High employee turnover rate in Malaysia’s retail industry has become a major issue that needs to be addressed. This study determines the levels of job satisfaction, organizational commitment, and turnover intention of employees in a retail company in Malaysia. The relationships between job satisfaction and organizational commitment on turnover intention are also investigated. A questionnaire was developed using Job Descriptive Index, Organizational Commitment Questionnaire, and Lee and Mowday’s turnover intention items and data were collected from 62 respondents. The findings suggested that the respondents were moderately satisfied with job satisfaction facets such as promotion, work itself, co-workers, and supervisors but were unsatisfied with salary. They also had moderate commitment level with considerably high intention to leave the organization. All satisfaction facets (except for co-workers) and organizational commitment were significantly and negatively related to turnover intention. Based on the findings, retention strategies of retail employees were proposed.
HIGH employee turnover rate has increasingly been an issue of interest to both practitioners and academicians, not just in developed countries but also in the developing countries. Concerns over the issue have valid ground if one observes the reported statistics on turnover rates. In the United States for example, employee turnover has been seen as a national workplace crisis. The overall number of voluntary turnover (measure of workers’ willingness or ability to change jobs) was 2.1 million in April 2012, up from 1.8 million at the end of the recession in June 2009 . In 2004, annual employee turnover rate in Malaysia was reported as approximately 16% . A more recent statistics based on the Hewitt Total Compensation Management Survey, the average employee turnover rate in Malaysia was 18% in 2007 .
From the perspective of human resource management, high turnover rate is a serious issue due to several reasons.
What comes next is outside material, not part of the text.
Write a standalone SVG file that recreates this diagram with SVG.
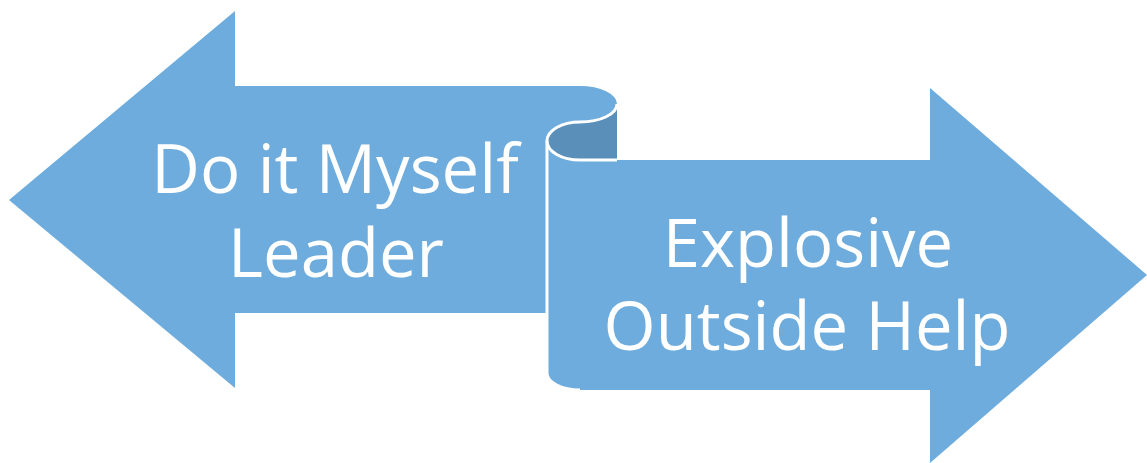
<svg xmlns="http://www.w3.org/2000/svg" width="1147" height="463" viewBox="0 0 1147 463">
<style>
.fill{fill:#6dacdc}
.dark{fill:#5a8fba}
.edge{stroke:#ffffff;stroke-width:3;fill:none}
.lbl{font-family:"Open Sans","DejaVu Sans",sans-serif;font-size:67px;fill:#ffffff;text-anchor:middle}
</style>
<rect width="1147" height="463" fill="#ffffff"/>
<g id="left-arrow">
<path class="fill" d="M9,200 L235,11 L235,86 L580,86 A37,18 0 0 1 617,104 L617,160 L548,160 L548,313 L235,313 L235,388 Z"/>
<text class="lbl" x="335" y="193">Do it Myself</text>
<text class="lbl" x="336" y="277">Leader</text>
</g>
<g id="curl">
<path class="dark" d="M617,104 A37,18 0 0 1 580,122 A33,19 0 0 0 547,141 A33,19 0 0 0 580,160 L617,160 Z"/>
</g>
<g id="right-arrow">
<path class="fill" d="M547,141 A33,19 0 0 0 580,160 L930,160 L930,88 L1147,275 L930,463 L930,390 L580,390 A33,17 0 0 1 547,373 Z"/>
<path class="edge" d="M617,104 A37,18 0 0 1 580,122 A33,19 0 0 0 547,141 A33,19 0 0 0 580,160 L617,160"/>
<path class="edge" d="M547,141 L547,373 A33,17 0 0 0 580,390"/>
<text class="lbl" x="808" y="267">Explosive</text>
<text class="lbl" x="807" y="350">Outside Help</text>
</g>
<g id="connectors"/>
</svg>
First, high turnover rate has financial consequences. When employees leave, recruiting, selecting, and training of new employees are necessary. Replacing a full-time, private-sector worker may likely to cost 25% of his or her total annual compensation . Second, employee turnover may disrupt company’s productivity and thus performance, especially when it involves critical positions in organizations. High turnover also fosters a sense of discontinuity in the workplace hence unsettling managers and employees. Companies that are not able to reduce their employee turnover figure will likely lose their competitiveness in the long run . Due to these detrimental consequences, it is therefore crucial for organizations to better understand the factors contributing to employee turnover in organizations.
This study examined the level of job satisfaction, organizational commitment, and turnover intention among employees in the retail setting. Also investigated were the effects of job satisfaction and organizational commitment on turnover intention. The intention was to investigate whether job satisfaction and organizational commitment are significant variables in influencing intention to quit among employees in the retail setting.
Overall, the findings provided empirical support that satisfaction with salary, promotion, superior, and the work itself has a significant influence on turnover intention. Interestingly though, satisfaction with the co-workers was found not to be associated with turnover intention. In addition, along with many other studies, organizational commitment has been found to be associated with turnover intention. The findings thus have contributed to addressing retail employees’ retention challenges by identifying factors influencing their turnover intention.
Several recommendations related to human resource practices have been proposed. This study is subject to limitation in terms of sample size and unit of analysis (only one company), thus the findings may not be generalized to other retail employees. Studies of similar nature using bigger number of respondents in various retail companies may provide further insight into how to manage and perhaps reduce this growing concern of voluntary turnover in the retail context.